## begin

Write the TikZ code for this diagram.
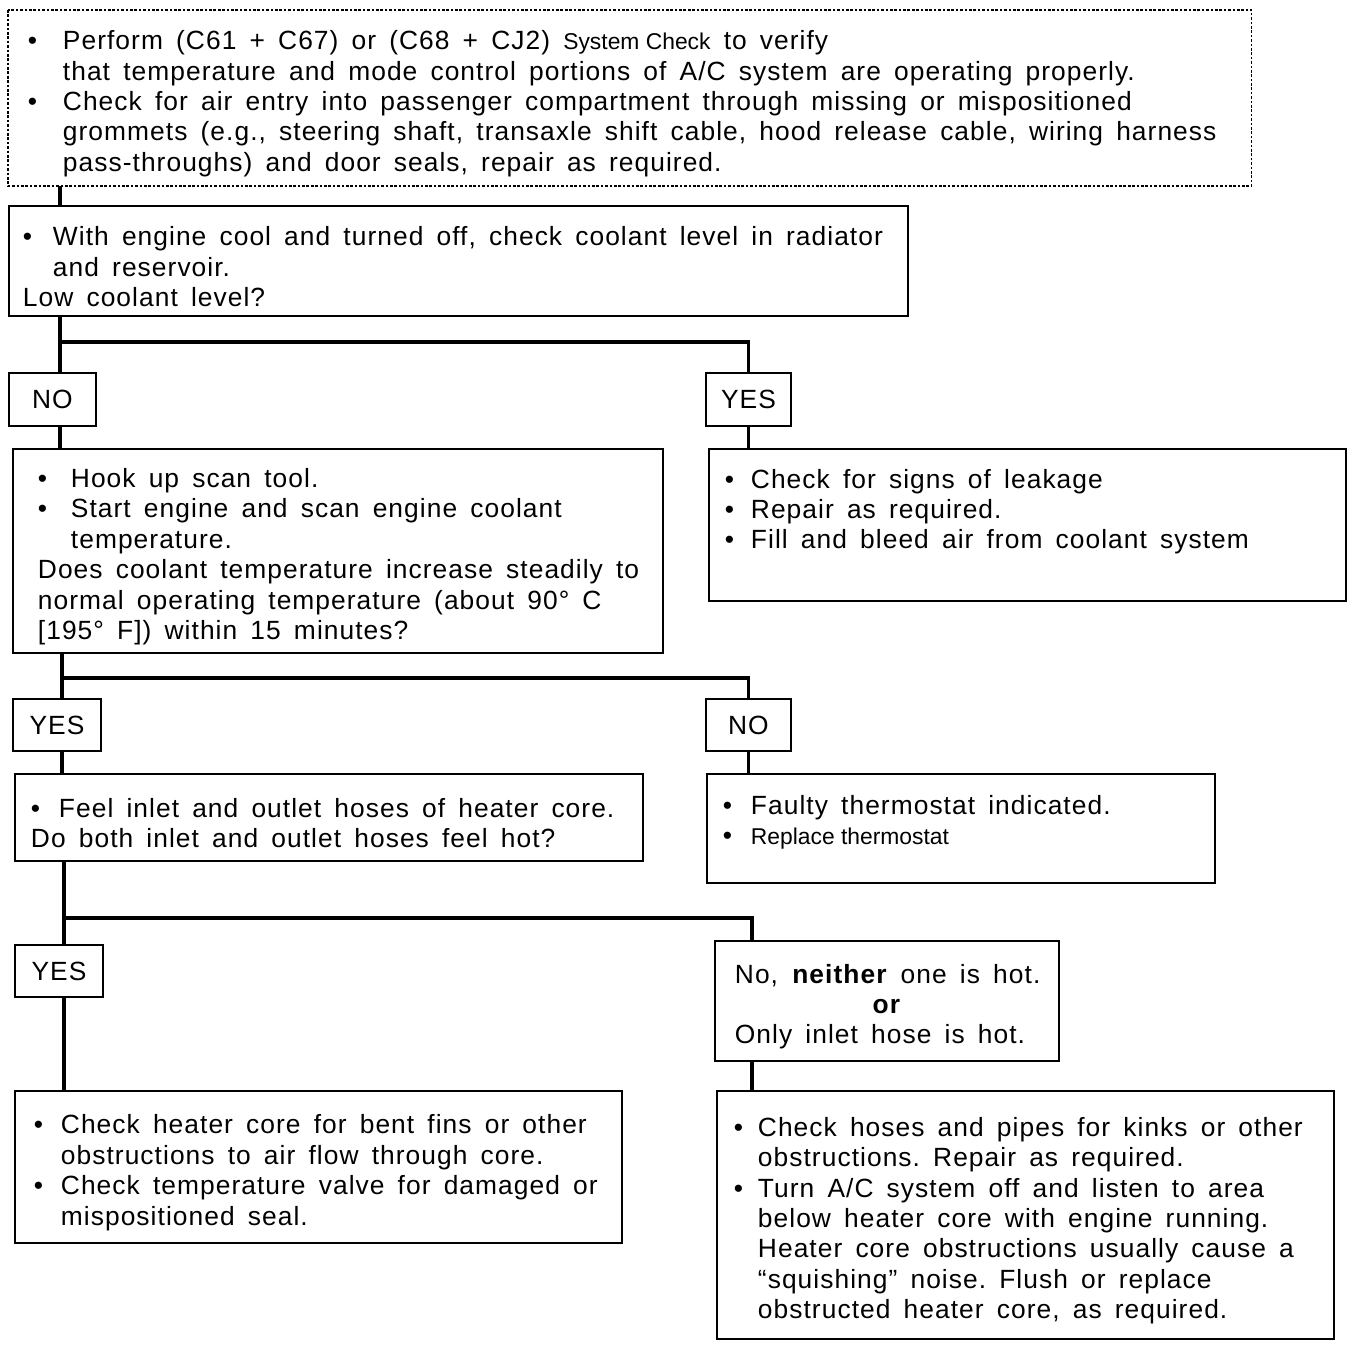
\documentclass[tikz,border=0pt]{standalone}
\usepackage{fontspec}
\setmainfont{Liberation Sans}[LetterSpace=4]
\newfontfamily\plainsans{Liberation Sans}
\usepackage{tikz}

\newlength{\bulletgap}
\setlength{\bulletgap}{0.56cm}
\newcommand{\flowfont}{\fontsize{15}{17.3}\selectfont}
\newcommand{\widespace}{\spaceskip=0.5em\relax}
\newcommand{\smallfont}{\plainsans\fontsize{13}{14}\selectfont\spaceskip=0pt\relax}
\newcommand{\itemline}[1]{\par\noindent\makebox[\bulletgap][l]{•}\mbox{\widespace #1}}
\newcommand{\moreline}[1]{\par\noindent\hspace*{\bulletgap}\mbox{\widespace #1}}
\newcommand{\plainline}[1]{\par\noindent\mbox{\widespace #1}}
\newcommand{\toptext}[2]{\vbox to #1{#2\par\vfil}}

\begin{document}
\begin{tikzpicture}[
  x=0.02cm, y=-0.02cm,
  panel/.style={draw, line width=1.1pt, anchor=north west, inner ysep=0pt, font=\flowfont},
  answer/.style={draw, line width=1.1pt, anchor=north west, inner sep=0pt, font=\flowfont},
  link/.style={line width=1.8pt}
]
\useasboundingbox (0,0) rectangle (1360,1348);

% preliminary checks
\node[panel, draw=none, text width=24.08cm, inner xsep=0.38cm, minimum height=3.48cm] (check) at (8,10)
  {\setlength{\bulletgap}{0.7cm}%
   \itemline{Perform (C61 + C67) or (C68 + CJ2) {\smallfont System Check} to verify}
   \moreline{that temperature and mode control portions of A/C system are operating properly.}
   \itemline{Check for air entry into passenger compartment through missing or mispositioned}
   \moreline{grommets (e.g., steering shaft, transaxle shift cable, hood release cable, wiring harness}
   \moreline{pass-throughs) and door seals, repair as required.}};
\draw[line width=0.7pt, dash pattern=on 1.5pt off 1pt] (check.north west) rectangle (check.south east);

\node[panel, text width=17.42cm, inner xsep=0.28cm, minimum height=2.2cm] (level) at (8,205)
  {\setlength{\bulletgap}{0.6cm}%
   \itemline{With engine cool and turned off, check coolant level in radiator}
   \moreline{and reservoir.}
   \plainline{Low coolant level?}};

% first answer
\node[answer, minimum width=1.74cm, minimum height=1.06cm] (no1) at (8,372) {NO};
\node[answer, minimum width=1.7cm, minimum height=1.06cm] (yes1) at (705,372) {YES};

\node[panel, text width=12cm, inner xsep=0.5cm, minimum height=4.08cm] (scan) at (12,448)
  {\setlength{\bulletgap}{0.66cm}%
   \itemline{Hook up scan tool.}
   \itemline{Start engine and scan engine coolant}
   \moreline{temperature.}
   \plainline{Does coolant temperature increase steadily to}
   \plainline{normal operating temperature (about 90° C}
   \plainline{[195° F]) within 15 minutes?}};
\node[panel, text width=12.1cm, inner xsep=0.32cm, minimum height=3.04cm] (leak) at (708,448)
  {\setlength{\bulletgap}{0.52cm}%
   \toptext{2.24cm}{%
   \itemline{Check for signs of leakage}
   \itemline{Repair as required.}
   \itemline{Fill and bleed air from coolant system}}};

% second answer
\node[answer, minimum width=1.76cm, minimum height=1.04cm] (yes2) at (12,698) {YES};
\node[answer, minimum width=1.7cm, minimum height=1.04cm] (no2) at (705,698) {NO};

\node[panel, text width=11.92cm, inner xsep=0.32cm, minimum height=1.74cm] (hoses) at (14,773)
  {\itemline{Feel inlet and outlet hoses of heater core.}
   \plainline{Do both inlet and outlet hoses feel hot?}};
\node[panel, text width=9.52cm, inner xsep=0.32cm, minimum height=2.18cm] (thermo) at (706,773)
  {\toptext{1.34cm}{%
   \itemline{Faulty thermostat indicated.}
   \itemline{{\smallfont Replace thermostat}}}};

% third answer
\node[answer, minimum width=1.76cm, minimum height=1.04cm] (yes3) at (14,944) {YES};
\node[panel, text width=6.08cm, inner xsep=0.4cm, minimum height=2.4cm] (neither) at (714,940)
  {\plainline{No, \textbf{neither} one is hot.}
   \par\centerline{\textbf{or}}
   \plainline{Only inlet hose is hot.}};

\node[panel, text width=11.38cm, inner xsep=0.38cm, minimum height=3.04cm] (core) at (14,1090)
  {\setlength{\bulletgap}{0.54cm}%
   \itemline{Check heater core for bent fins or other}
   \moreline{obstructions to air flow through core.}
   \itemline{Check temperature valve for damaged or}
   \moreline{mispositioned seal.}};
\node[panel, text width=11.66cm, inner xsep=0.34cm, minimum height=4.96cm] (kinks) at (716,1090)
  {\setlength{\bulletgap}{0.48cm}%
   \itemline{Check hoses and pipes for kinks or other}
   \moreline{obstructions. Repair as required.}
   \itemline{Turn A/C system off and listen to area}
   \moreline{below heater core with engine running.}
   \moreline{Heater core obstructions usually cause a}
   \moreline{``squishing'' noise. Flush or replace}
   \moreline{obstructed heater core, as required.}};

% branch points
\coordinate (j1) at (60,342);
\coordinate (j2) at (62,678);
\coordinate (j3) at (64,918);
\coordinate (j3r) at (752,918);

\draw[link] (check.south -| j1) -- (level.north -| j1);
\draw[link] (level.south -| j1) -- (no1.north -| j1);
\draw[link] (j1) -| (yes1.north);
\draw[link] (no1.south -| j1) -- (scan.north -| j1);
\draw[link] (yes1.south) -- (yes1.south |- leak.north);
\draw[link] (scan.south -| j2) -- (yes2.north -| j2);
\draw[link] (j2) -| (no2.north);
\draw[link] (yes2.south -| j2) -- (hoses.north -| j2);
\draw[link] (no2.south) -- (no2.south |- thermo.north);
\draw[link] (hoses.south -| j3) -- (yes3.north -| j3);
\draw[link] (j3) -- (j3r) -- (neither.north -| j3r);
\draw[link] (yes3.south -| j3) -- (core.north -| j3);
\draw[link] (neither.south -| j3r) -- (kinks.north -| j3r);
\end{tikzpicture}
\end{document}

## end

● WHAT IS NEEDED: Write the material out again exactly as it appears, dropping the pictures.

● FULL OUTPUT:
Write the TikZ code for this diagram.
\documentclass[tikz,border=0pt]{standalone}
\usepackage{fontspec}
\setmainfont{Liberation Sans}[LetterSpace=4]
\newfontfamily\plainsans{Liberation Sans}
\usepackage{tikz}

\newlength{\bulletgap}
\setlength{\bulletgap}{0.56cm}
\newcommand{\flowfont}{\fontsize{15}{17.3}\selectfont}
\newcommand{\widespace}{\spaceskip=0.5em\relax}
\newcommand{\smallfont}{\plainsans\fontsize{13}{14}\selectfont\spaceskip=0pt\relax}
\newcommand{\itemline}[1]{\par\noindent\makebox[\bulletgap][l]{•}\mbox{\widespace #1}}
\newcommand{\moreline}[1]{\par\noindent\hspace*{\bulletgap}\mbox{\widespace #1}}
\newcommand{\plainline}[1]{\par\noindent\mbox{\widespace #1}}
\newcommand{\toptext}[2]{\vbox to #1{#2\par\vfil}}

\begin{document}
\begin{tikzpicture}[
  x=0.02cm, y=-0.02cm,
  panel/.style={draw, line width=1.1pt, anchor=north west, inner ysep=0pt, font=\flowfont},
  answer/.style={draw, line width=1.1pt, anchor=north west, inner sep=0pt, font=\flowfont},
  link/.style={line width=1.8pt}
]
\useasboundingbox (0,0) rectangle (1360,1348);

% preliminary checks
\node[panel, draw=none, text width=24.08cm, inner xsep=0.38cm, minimum height=3.48cm] (check) at (8,10)
  {\setlength{\bulletgap}{0.7cm}%
   \itemline{Perform (C61 + C67) or (C68 + CJ2) {\smallfont System Check} to verify}
   \moreline{that temperature and mode control portions of A/C system are operating properly.}
   \itemline{Check for air entry into passenger compartment through missing or mispositioned}
   \moreline{grommets (e.g., steering shaft, transaxle shift cable, hood release cable, wiring harness}
   \moreline{pass-throughs) and door seals, repair as required.}};
\draw[line width=0.7pt, dash pattern=on 1.5pt off 1pt] (check.north west) rectangle (check.south east);

\node[panel, text width=17.42cm, inner xsep=0.28cm, minimum height=2.2cm] (level) at (8,205)
  {\setlength{\bulletgap}{0.6cm}%
   \itemline{With engine cool and turned off, check coolant level in radiator}
   \moreline{and reservoir.}
   \plainline{Low coolant level?}};

% first answer
\node[answer, minimum width=1.74cm, minimum height=1.06cm] (no1) at (8,372) {NO};
\node[answer, minimum width=1.7cm, minimum height=1.06cm] (yes1) at (705,372) {YES};

\node[panel, text width=12cm, inner xsep=0.5cm, minimum height=4.08cm] (scan) at (12,448)
  {\setlength{\bulletgap}{0.66cm}%
   \itemline{Hook up scan tool.}
   \itemline{Start engine and scan engine coolant}
   \moreline{temperature.}
   \plainline{Does coolant temperature increase steadily to}
   \plainline{normal operating temperature (about 90° C}
   \plainline{[195° F]) within 15 minutes?}};
\node[panel, text width=12.1cm, inner xsep=0.32cm, minimum height=3.04cm] (leak) at (708,448)
  {\setlength{\bulletgap}{0.52cm}%
   \toptext{2.24cm}{%
   \itemline{Check for signs of leakage}
   \itemline{Repair as required.}
   \itemline{Fill and bleed air from coolant system}}};

% second answer
\node[answer, minimum width=1.76cm, minimum height=1.04cm] (yes2) at (12,698) {YES};
\node[answer, minimum width=1.7cm, minimum height=1.04cm] (no2) at (705,698) {NO};

\node[panel, text width=11.92cm, inner xsep=0.32cm, minimum height=1.74cm] (hoses) at (14,773)
  {\itemline{Feel inlet and outlet hoses of heater core.}
   \plainline{Do both inlet and outlet hoses feel hot?}};
\node[panel, text width=9.52cm, inner xsep=0.32cm, minimum height=2.18cm] (thermo) at (706,773)
  {\toptext{1.34cm}{%
   \itemline{Faulty thermostat indicated.}
   \itemline{{\smallfont Replace thermostat}}}};

% third answer
\node[answer, minimum width=1.76cm, minimum height=1.04cm] (yes3) at (14,944) {YES};
\node[panel, text width=6.08cm, inner xsep=0.4cm, minimum height=2.4cm] (neither) at (714,940)
  {\plainline{No, \textbf{neither} one is hot.}
   \par\centerline{\textbf{or}}
   \plainline{Only inlet hose is hot.}};

\node[panel, text width=11.38cm, inner xsep=0.38cm, minimum height=3.04cm] (core) at (14,1090)
  {\setlength{\bulletgap}{0.54cm}%
   \itemline{Check heater core for bent fins or other}
   \moreline{obstructions to air flow through core.}
   \itemline{Check temperature valve for damaged or}
   \moreline{mispositioned seal.}};
\node[panel, text width=11.66cm, inner xsep=0.34cm, minimum height=4.96cm] (kinks) at (716,1090)
  {\setlength{\bulletgap}{0.48cm}%
   \itemline{Check hoses and pipes for kinks or other}
   \moreline{obstructions. Repair as required.}
   \itemline{Turn A/C system off and listen to area}
   \moreline{below heater core with engine running.}
   \moreline{Heater core obstructions usually cause a}
   \moreline{``squishing'' noise. Flush or replace}
   \moreline{obstructed heater core, as required.}};

% branch points
\coordinate (j1) at (60,342);
\coordinate (j2) at (62,678);
\coordinate (j3) at (64,918);
\coordinate (j3r) at (752,918);

\draw[link] (check.south -| j1) -- (level.north -| j1);
\draw[link] (level.south -| j1) -- (no1.north -| j1);
\draw[link] (j1) -| (yes1.north);
\draw[link] (no1.south -| j1) -- (scan.north -| j1);
\draw[link] (yes1.south) -- (yes1.south |- leak.north);
\draw[link] (scan.south -| j2) -- (yes2.north -| j2);
\draw[link] (j2) -| (no2.north);
\draw[link] (yes2.south -| j2) -- (hoses.north -| j2);
\draw[link] (no2.south) -- (no2.south |- thermo.north);
\draw[link] (hoses.south -| j3) -- (yes3.north -| j3);
\draw[link] (j3) -- (j3r) -- (neither.north -| j3r);
\draw[link] (yes3.south -| j3) -- (core.north -| j3);
\draw[link] (neither.south -| j3r) -- (kinks.north -| j3r);
\end{tikzpicture}
\end{document}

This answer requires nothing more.